The startup, Raise, crossed $10 million in monthly gross sales several months ago.

Composite image by Re/code
Jason Del Rey has been a business journalist for 15 years and has covered Amazon, Walmart, and the e-commerce industry for the last decade. He was a senior correspondent at Vox.

Old ideas keep getting new life, thanks to the proliferation of mobile phones. And a company called Raise, which runs an online marketplace for gift cards, is the latest startup to take advantage.

The Chicago-based company announced on Thursday a giant $56 million investment led by NEA, just two months after announcing a separate $18 million round of funding. CEO George Bousis told Re/code in an interview that the new investment values the two-year-old company at “just shy of a billion” dollars. He declined to provide an exact figure.

A billion-dollar valuation for a gift card company? To explain why that’s not batshit crazy, NEA General Partner Tony Florence said the sleepy gift card market has moved to digital in a big way only in the last few years.
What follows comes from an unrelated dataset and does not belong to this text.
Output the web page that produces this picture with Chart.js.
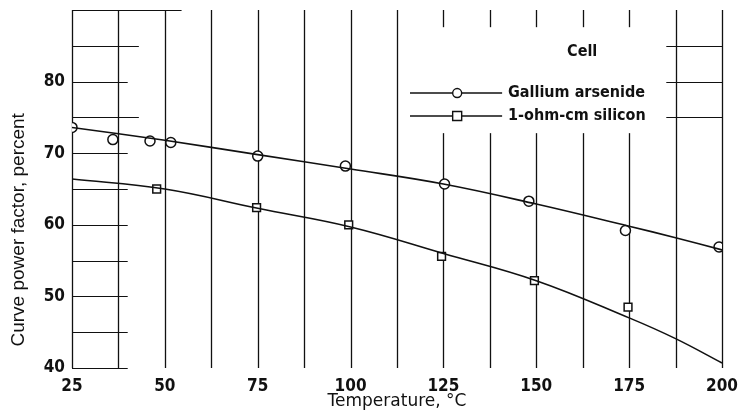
<!DOCTYPE html>
<html>
<head>
<meta charset="utf-8">
<script src="https://cdn.jsdelivr.net/npm/chart.js@4"></script>
<style>
  html, body { margin: 0; padding: 0; background: #fff; }
  #wrap { width: 739px; height: 420px; }
</style>
</head>
<body>
<div id="wrap"><canvas id="chart" width="739" height="420"></canvas></div>
<script>
// measured points
const gaasTemp = [25, 36, 46, 51.6, 75, 98.6, 125.3, 148, 174, 199.2];
const gaasFactor = [73.6, 71.9, 71.7, 71.5, 69.6, 68.2, 65.7, 63.3, 59.2, 56.9];
const siTemp = [47.8, 74.7, 99.5, 124.5, 149.5, 174.7];
const siFactor = [65.0, 62.4, 60.0, 55.6, 52.2, 48.5];

// faired curves
const curveTemp = [25, 50, 75, 100, 125, 150, 175, 187.5, 200];
const gaasCurve = [73.6, 71.8, 69.8, 67.8, 65.7, 62.9, 59.8, 58.2, 56.5];
const siCurve = [66.4, 65.0, 62.3, 59.7, 56.0, 52.2, 47.0, 44.1, 40.7];

const xTicks = [25, 50, 75, 100, 125, 150, 175, 200];
const yTicks = [40, 50, 60, 70, 80];

const seriesNames = ["Gallium arsenide", "1-ohm-cm silicon"];
const legendTitle = "Cell";
const xTitle = "Temperature, \u00B0C";
const yTitle = "Curve power factor, percent";

const tickFont = { family: "'DejaVu Sans Condensed', 'DejaVu Sans'", size: 17, weight: "bold" };
const legendFont = "bold 16px 'DejaVu Sans Condensed', 'DejaVu Sans'";

const zip = (xs, ys) => xs.map((x, i) => ({ x, y: ys[i] }));

// paper grid: full verticals, stub horizontals, blank box round the legend
const gridPlugin = {
  id: "paperGrid",
  beforeDatasetsDraw(chart) {
    const { ctx, chartArea: a, scales: { x, y } } = chart;
    ctx.save();
    ctx.strokeStyle = "#111";
    ctx.lineWidth = 1.3;
    for (let t = 25; t <= 200; t += 12.5) {
      const px = Math.round(x.getPixelForValue(t)) + 0.5;
      ctx.beginPath();
      ctx.moveTo(px, a.top);
      ctx.lineTo(px, a.bottom);
      ctx.stroke();
    }
    ctx.lineWidth = 1.1;
    for (let v = 40; v <= 90; v += 5) {
      const py = Math.round(y.getPixelForValue(v)) + 0.5;
      const end = v === 90 ? 54.5 : (v === 85 || v === 75 ? 43 : 40);
      ctx.beginPath();
      ctx.moveTo(a.left, py);
      ctx.lineTo(x.getPixelForValue(end), py);
      ctx.stroke();
      if (v >= 75 && v <= 85) {
        ctx.beginPath();
        ctx.moveTo(x.getPixelForValue(185), py);
        ctx.lineTo(a.right, py);
        ctx.stroke();
      }
    }
    // clear space for the legend
    ctx.fillStyle = "#fff";
    const lx0 = x.getPixelForValue(113.5), lx1 = x.getPixelForValue(184.5);
    const ly0 = y.getPixelForValue(87.6), ly1 = y.getPixelForValue(72.8);
    ctx.fillRect(lx0, ly0, lx1 - lx0, ly1 - ly0);
    ctx.restore();
  },
  afterDraw(chart) {
    const { ctx, scales: { x, y } } = chart;
    ctx.save();
    ctx.fillStyle = "#111";
    ctx.strokeStyle = "#111";
    // legend
    ctx.font = legendFont;
    ctx.textBaseline = "middle";
    ctx.textAlign = "left";
    ctx.fillText(legendTitle, x.getPixelForValue(158.3), y.getPixelForValue(84.1));
    const lineStart = x.getPixelForValue(116), lineEnd = x.getPixelForValue(140.8);
    const mark = x.getPixelForValue(128.7);
    const textX = x.getPixelForValue(142.4);
    const rows = [y.getPixelForValue(78.4), y.getPixelForValue(75.2)];
    rows.forEach((ry, i) => {
      ctx.lineWidth = 1.4;
      ctx.beginPath();
      ctx.moveTo(lineStart, ry);
      ctx.lineTo(lineEnd, ry);
      ctx.stroke();
      ctx.fillStyle = "#fff";
      ctx.beginPath();
      if (i === 0) {
        ctx.arc(mark, ry, 4.5, 0, Math.PI * 2);
      } else {
        ctx.rect(mark - 4.5, ry - 4.5, 9, 9);
      }
      ctx.fill();
      ctx.stroke();
      ctx.fillStyle = "#111";
      ctx.fillText(seriesNames[i], textX, ry);
    });
    // y axis title, set a little below the middle as in the original
    ctx.font = "19px 'Liberation Sans', Arial";
    ctx.textAlign = "center";
    ctx.translate(19, y.getPixelForValue(59.3));
    ctx.rotate(-Math.PI / 2);
    ctx.fillText(yTitle, 0, 0);
    ctx.restore();
  }
};

new Chart(document.getElementById("chart"), {
  type: "scatter",
  data: {
    datasets: [
      {
        label: seriesNames[0] + " curve",
        type: "line",
        data: zip(curveTemp, gaasCurve),
        borderColor: "#111",
        borderWidth: 1.6,
        pointRadius: 0,
        tension: 0.4,
        fill: false,
      },
      {
        label: seriesNames[1] + " curve",
        type: "line",
        data: zip(curveTemp, siCurve),
        borderColor: "#111",
        borderWidth: 1.6,
        pointRadius: 0,
        tension: 0.4,
        fill: false,
      },
      {
        label: seriesNames[0],
        data: zip(gaasTemp, gaasFactor),
        pointStyle: "circle",
        pointRadius: 5,
        borderColor: "#111",
        borderWidth: 1.5,
        backgroundColor: "#fff",
      },
      {
        label: seriesNames[1],
        data: zip(siTemp, siFactor),
        pointStyle: "rect",
        pointRadius: 5.5,
        borderColor: "#111",
        borderWidth: 1.5,
        backgroundColor: "#fff",
      },
    ],
  },
  options: {
    responsive: false,
    animation: false,
    layout: { padding: { top: 10, right: 17, left: 0, bottom: 0 } },
    plugins: { legend: { display: false }, tooltip: { enabled: false } },
    scales: {
      x: {
        type: "linear",
        min: 25,
        max: 200,
        afterFit: s => { s.height = 52; s.paddingLeft = 0; s.paddingRight = 0; },
        afterBuildTicks: s => { s.ticks = xTicks.map(v => ({ value: v })); },
        grid: { display: false, drawTicks: false },
        border: { display: false },
        ticks: { color: "#111", font: tickFont, padding: 8, maxRotation: 0 },
        title: {
          display: true,
          text: xTitle,
          color: "#111",
          font: { family: "'DejaVu Sans'", size: 17 },
          padding: { top: 0, bottom: 8 },
        },
      },
      y: {
        min: 40,
        max: 90,
        afterFit: s => { s.width = 72; s.paddingTop = 0; s.paddingBottom = 0; },
        afterBuildTicks: s => { s.ticks = yTicks.map(v => ({ value: v })); },
        grid: { display: false, drawTicks: false },
        border: { display: false },
        ticks: { color: "#111", font: tickFont, padding: 7 },
      },
    },
  },
  plugins: [gridPlugin],
});
</script>
</body>
</html>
Moreover, Raise is seeing a ton of usage on mobile devices, with shoppers buying discounted digital gift cards on their phones while in the store to make an immediate purchase.

“We think mobile usage here is the killer app for the company,” he said.

Raise’s giant investment comes as other e-commerce startups such as Instacart are taking advantage of soaring mobile phone usage to breathe fresh life into old ideas such as grocery delivery.

Raise passed $10 million in monthly gross card sales several months ago and has been growing more than 10 percent a month since then. The company takes a 15 percent cut when someone sells a gift card or store credit on their site. That number may sound steep, but Raise’s numbers prove that people who have received gift cards as gifts or who don’t want store credit as a refund will bite the bullet.

“Either you’re stuck with a card you’re not going to use or you get cash,” Bousis said. “Cash is still king.”

Around 94 percent of the gift cards sold are passed on to the buyer in digital form with identification codes and a barcode for in-store scanning. That means Raise doesn’t have to store any inventory. It also means Raise only has to provide pre-paid postage to sellers in the rare cases where the physical card cannot be rendered in digital form.

Raise users can expect discounts on gift cards from stores like Gap, Nordstrom and Chipotle that range from 4 percent to 23 percent, according to a quick site search. Bousis said the company is working on partnerships with the retailers whose cards are sold on the site to tell them where else their customers are shopping. That, in turn, could lead to Raise offering marketing services, Bousis said.

With the new funds, Bousis said his company will start to put some real money behind advertising, which it hasn’t up to now. It will also continue to hire more talent on the technical side of the business, adding to its current staff of 120.